Page:Jaurès - Histoire socialiste, XI.djvu/42

Cette page a été validée par deux contributeurs.

D’abord il n’y a pas d’émancipation possible pour un peuple sans un grand effort moral. Quiconque pour s’affranchir ne compte que sur l’étranger est encore et toujours esclave. L’Italie avait pu sans humiliation accepter en 1859 le concours de la France parce qu’elle-même luttait de tout son cœur ; mais cette coopération même avait jeté une ombre sur sa victoire. Que serait-ce si, restant immobile et inerte, elle recevait la Vénétie comme une proie abattue pour elle par un autre chasseur ? Et quelle autorité aurait-elle le lendemain, en face de l’Autriche victorieuse qui lui aurait jeté la Vénétie comme le pourboire de son inaction ? Si l’Italie avait accepté ce traité et consenti sous ces conditions, la neutralité que Napoléon s’engageait à solliciter d’elle, c’était pour elle un suicide moral, c’est-à-dire un suicide national. Quelle garantie aura-t-elle que l’Autriche victorieuse de la Prusse, maîtresse de l’Allemagne, ne reviendra pas, par des procédés indirects ou mieux par une prompte violation de contrat, sur cette cession de la Vénétie ? Une note ajoutée au traité précise en effet : « Le Gouvernement français stipulera les clauses restrictives relativement au port de Venise, afin que ce port ne soit pas disposé de manière à menacer les côtes et la marine italiennes. »

C’est donc une Vénétie tronquée et désarmée, c’est presque une Vénétie sans Venise qui sera remise à l’Italie, et que d’occasions de conflits, que de prétextes à discussion et à revendication : L’Italie aurait été dans la situation du pauvre qui ayant reçu une aumône, la discute et s’empresse à dire que ce n’est pas assez. Ce n’est pas tout ; un autre article dans ce traité calculé pour compléter l’Italie en prévoit le déchirement et la dispersion.

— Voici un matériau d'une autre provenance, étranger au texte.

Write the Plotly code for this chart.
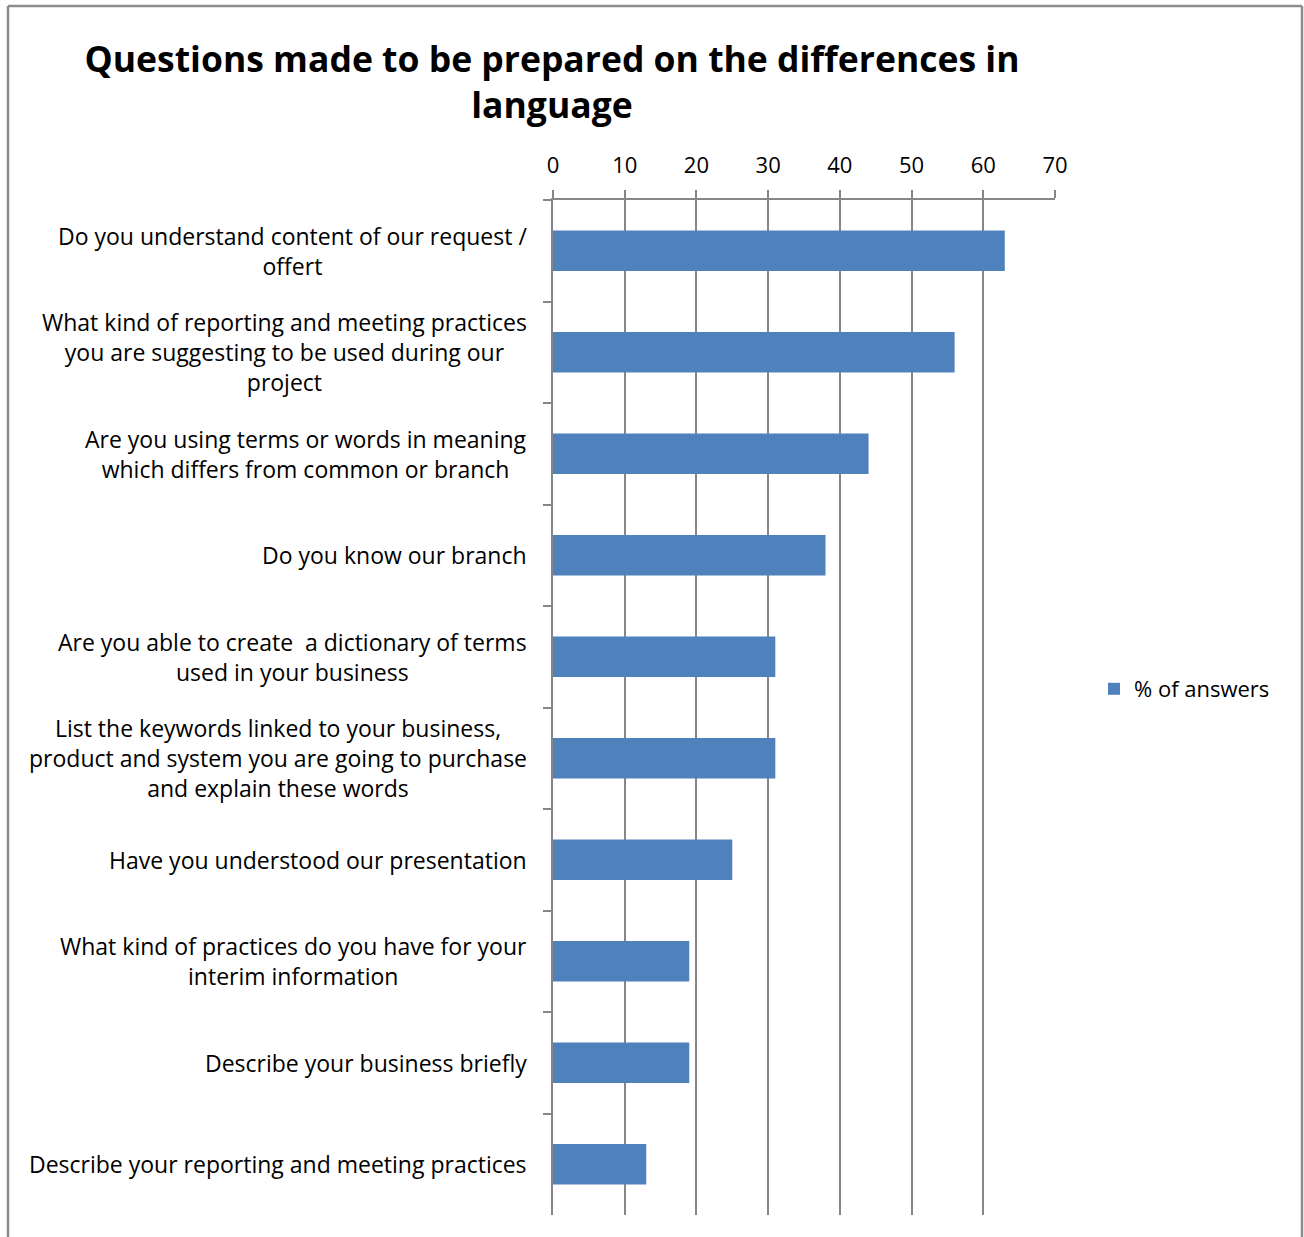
import plotly.graph_objects as go

# Survey questions (top to bottom) and share of answers in %
questions = [
    "Do you understand content of our request /<br>offert",
    "What kind of reporting and meeting practices<br>you are suggesting to be used during our<br>project",
    "Are you using terms or words in meaning<br>which differs from common or branch",
    "Do you know our branch",
    "Are you able to create  a dictionary of terms<br>used in your business",
    "List the keywords linked to your business,<br>product and system you are going to purchase<br>and explain these words",
    "Have you understood our presentation",
    "What kind of practices do you have for your<br>interim information",
    "Describe your business briefly",
    "Describe your reporting and meeting practices",
]
answers = [63, 56, 44, 38, 31, 31, 25, 19, 19, 13]
x_ticks = [0, 10, 20, 30, 40, 50, 60, 70]

W, H = 1304, 1237
L, R, T, B = 553, 249, 200, 22
pw, ph = W - L - R, H - T - B

FONT = "Open Sans"
GRID = "#868686"

fig = go.Figure()
fig.add_trace(go.Bar(
    x=answers, y=questions, orientation="h",
    name="% of answers",
    marker=dict(color="#4F81BD", line=dict(width=0)),
))

# Category labels: right-aligned block, lines centred inside it
annotations = []
for q in questions:
    annotations.append(dict(
        x=0, xref="paper", y=q, yref="y",
        text=q, showarrow=False, xanchor="right", yanchor="middle",
        align="center", xshift=-24,
        font=dict(family=FONT, size=23, color="#000000"),
    ))


def px_x(px):
    return (px - L) / pw


def px_y(py):
    return (H - B - py) / ph


# Outer chart frame (left, top, right)
frame = dict(type="line", xref="paper", yref="paper",
             line=dict(color="#8c8c8c", width=2.5))
shapes = [
    dict(frame, x0=px_x(8), x1=px_x(8), y0=px_y(6), y1=px_y(1240)),
    dict(frame, x0=px_x(8), x1=px_x(1302), y0=px_y(6), y1=px_y(6)),
    dict(frame, x0=px_x(1302), x1=px_x(1302), y0=px_y(6), y1=px_y(1240)),
]

fig.update_layout(
    width=W, height=H,
    margin=dict(l=L, r=R, t=T, b=B, autoexpand=False),
    paper_bgcolor="white", plot_bgcolor="white",
    bargap=0.6,
    showlegend=True,
    title=dict(
        text="Questions made to be prepared on the differences in<br>language",
        x=552 / W, xref="container", xanchor="center",
        y=1 - 72 / H, yref="container", yanchor="middle",
        font=dict(family=FONT, size=35.5, color="#000000", weight="bold"),
    ),
    legend=dict(
        xref="container", yref="container",
        x=1094 / W, y=1 - 689 / H, xanchor="left", yanchor="middle",
        font=dict(family=FONT, size=22, color="#000000"),
        itemwidth=30, bgcolor="rgba(0,0,0,0)",
    ),
    xaxis=dict(
        side="top", range=[0, 70], tickvals=x_ticks,
        showgrid=True, gridcolor=GRID, gridwidth=1.5,
        showline=True, linecolor=GRID, linewidth=1.5,
        ticks="outside", ticklen=8, tickcolor=GRID, tickwidth=1.5,
        ticklabelstandoff=8,
        zeroline=False,
        tickfont=dict(family=FONT, size=22, color="#000000"),
        fixedrange=True,
    ),
    yaxis=dict(
        type="category",
        categoryorder="array", categoryarray=questions,
        autorange="reversed",
        showticklabels=False,
        tickson="boundaries",
        ticks="outside", ticklen=8, tickcolor=GRID, tickwidth=1.5,
        showline=True, linecolor=GRID, linewidth=1.5,
        showgrid=False, zeroline=False, fixedrange=True,
    ),
    annotations=annotations,
    shapes=shapes,
)

fig.write_html("out.html")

« Si, par suite des événements de la guerre ou autrement, il se produisait en Italie des mouvements spontanés de nature à détruire l’unité italienne, le Gouvernement français n’interviendra ni par la force ni autrement pour la rétablir ; et laissera les populations maîtresses de leurs mouvements. Il est entendu qu’il ne se produira non plus aucune intervention étrangère. » Spontanés : mais qui empêchera l’Autriche de fomenter le soulèvement des papistes, de la clientèle cupide des petites royautés déchues ? Elle le pourra d’autant mieux, qu’elle ne cède la Vénétie à la France et, par elle à l’Italie, que si l’Italie s’abstient. Mais si l’Italie prend part à la guerre, et si l’Autriche est victorieuse en Italie, elle peut garder la Vénétie, et de là, provoquer en Italie des agitations autrichiennes, et c’est avec la garantie, c’est sous la responsabilité de la France que se produira cette rechute du peuple italien dans le chaos ancien et la servitude ancienne.

Il n’y avait donc pour l’Italie, en ce traité, que déshonneur et déception. Pour l’Allemagne aussi, il était plein de péril ; seconder l’Autriche en cette épreuve décisive, c’était travailler contre l’unité allemande, que l’Autriche, puissance à demi-slave, ne pouvait accomplir. L’Autriche ne pouvait dominer l’Allemagne qu’en y maintenant la division : et à ce moment de l’histoire, la défaite de la Prusse était la défaite de l’unité allemande.